As I understand it, the idea is that we want to design an AI that is difficult or impossible to blackmail, but which makes a good trading partner.

In other words there are a cluster of behaviors that we do NOT want our AI to have, which seem blackmailish to us, and a cluster of behaviors that we DO want it to have, which seem tradeish to us. So we are now trying to draw a line in conceptual space between them so that we can figure out how to program an AI appropriately.

As I understand it, the idea is that we want to design an AI that is difficult or impossible to blackmail, but which makes a good trading partner.

You and Stuart seem to have different goals. You want to understand and prevent some behaviors (in which case, start by tabooing culturally-dense words like "blackmail"). He wants to understand linguistic or legal definitions (so tabooing the word is counterproductive).

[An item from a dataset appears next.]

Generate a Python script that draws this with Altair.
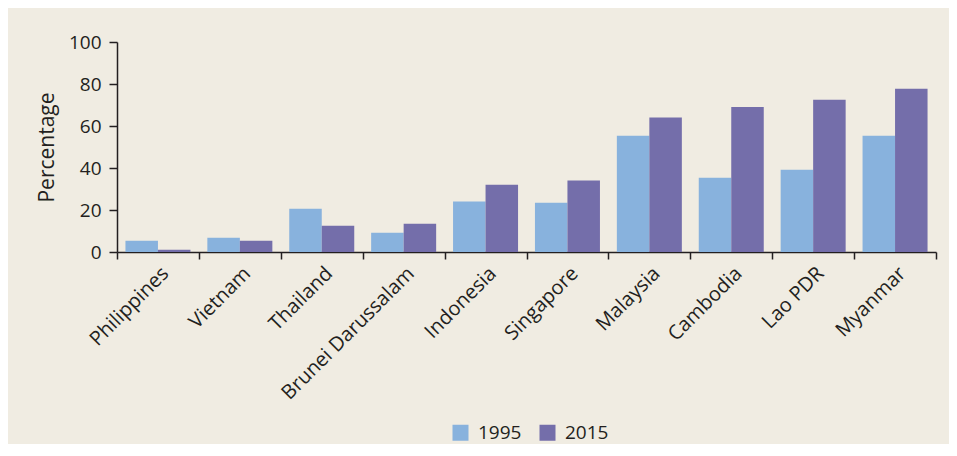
import altair as alt
import pandas as pd

countries = ["Philippines", "Vietnam", "Thailand", "Brunei Darussalam", "Indonesia",
             "Singapore", "Malaysia", "Cambodia", "Lao PDR", "Myanmar"]
values_1995 = [5.4, 6.8, 20.6, 9.2, 24.0, 23.5, 55.4, 35.4, 39.2, 55.4]
values_2015 = [1.1, 5.4, 12.5, 13.5, 32.0, 34.0, 64.0, 69.1, 72.5, 77.7]
years = ["1995", "2015"]
colors = ["#88b2dd", "#746eaa"]

rows = []
for c, a, b in zip(countries, values_1995, values_2015):
    rows.append({"country": c, "year": "1995", "value": a})
    rows.append({"country": c, "year": "2015", "value": b})
df = pd.DataFrame(rows)

FONT = "Open Sans"
INK = "#231f20"

chart = alt.Chart(df).mark_bar().encode(
    x=alt.X("country:N", sort=countries, title=None,
            scale=alt.Scale(paddingInner=0, paddingOuter=0),
            axis=alt.Axis(labelAngle=-45, tickBand="extent", tickSize=7,
                          labelPadding=4, labelFontSize=20, labelFont=FONT,
                          labelLimit=400,
                          labelColor=INK, domainColor=INK, tickColor=INK,
                          domainWidth=1.5, tickWidth=1.5)),
    xOffset=alt.XOffset("year:N", sort=years,
                        scale=alt.Scale(paddingOuter=0.26, paddingInner=0)),
    y=alt.Y("value:Q", title="Percentage",
            scale=alt.Scale(domain=[0, 100], nice=False),
            axis=alt.Axis(values=[0, 20, 40, 60, 80, 100], grid=False, tickSize=8,
                          labelPadding=8, labelFontSize=19, labelFont=FONT,
                          labelColor=INK, titleFont=FONT, titleFontSize=21,
                          titleFontWeight="normal", titleColor=INK, titlePadding=11,
                          domainColor=INK, tickColor=INK, domainWidth=1.5,
                          tickWidth=1.5)),
    color=alt.Color("year:N", sort=years,
                    scale=alt.Scale(domain=years, range=colors),
                    legend=alt.Legend(title=None, orient="none", direction="horizontal",
                                      legendX=334, legendY=381, symbolType="square",
                                      symbolSize=256, symbolStrokeWidth=0,
                                      labelFontSize=19, labelFont=FONT, labelColor=INK,
                                      labelOffset=8, columnPadding=16, padding=0)),
).properties(
    width=819,
    height=210,
    background="#f0ece2",
    autosize=alt.AutoSizeParams(type="none"),
    padding={"left": 109, "top": 34, "right": 13, "bottom": 192},
).configure_view(stroke=None)

chart.save("out.html", embed_options={"renderer": "svg", "actions": False})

? No, I have the same goals as kokotajlod.

"You want to understand and prevent some behaviors (in which case, start by tabooing culturally-dense words like "blackmail")"

In a sense, that's exactly what Stuart was doing all along. The whole point of this post was to come up with a rigorous definition of blackmail, i.e. to find a way to say what we wanted to say without using the word.

Now I'm really confused. Are you trying to define words, or trying to understand (and manipulate) behaviors? I'm hearing you say something like "I don't know what blackmail is, but I want to make sure an AI doesn't do it". This must be a misunderstanding on my part.

I guess you might be trying to understand WHY some people don't like blackmail, so you can decide whether you want to to guard against it, but even that seems pretty backward.

You make it sound like those two things are mutually exclusive. They aren't. We are trying to define words so that we can understand and manipulate behavior.

"I don't know what blackmail is, but I want to make sure an AI doesn't do it." Yes, exactly, as long as you interpret it in the way I explained it above.* What's wrong with that? Isn't that exactly what the AI safety project is, in general? "I don't know what bad behaviors are, but I want to make sure the AI doesn't do them."

*"In other words there are a cluster of behaviors that we do NOT want our AI to have, which seem blackmailish to us, and a cluster of behaviors that we DO want it to have, which seem tradeish to us. So we are now trying to draw a line in conceptual space between them so that we can figure out how to program an AI appropriately."

What's wrong with that?

It's a badly formulated question, likely to lead to confusion.

there are a cluster of behaviors that we do NOT want our AI to have, which seem blackmailish to us

So, can you specify what this cluster is? Can you list the criteria by which a behaviour would be included in or excluded from this cluster? If you do this, you have defined blackmail.

"It's a badly formulated question, likely to lead to confusion." Why? That's precisely what I'm denying.

"So, can you specify what this cluster is? Can you list the criteria by which a behaviour would be included in or excluded from this cluster? If you do this, you have defined blackmail."

That's precisely what I (Stuart really) am trying to do! I said so, you even quoted me saying so, and as I interpret him, Stuart said so too in the OP. I don't care about the word blackmail except as a means to an end; I'm trying to come up with criteria by which to separate the bad behaviors from the good.

I'm honestly baffled at this whole conversation. What Stuart is doing seems the opposite of confused to me.

come up with a rigorous definition of blackmail

To avoid reinventing the wheel, I suggest looking at legal definitions of blackmail, as well as reading a couple of law research articles on the topic. Lawyers and judges had to deal with this issue for a very long time and they need to have criteria which produce a definite answer.

I think there's also an element that if you know how to identify and resist blackmail yourself, not only do you win more, but also it's easier for you to choose to not blackmail others.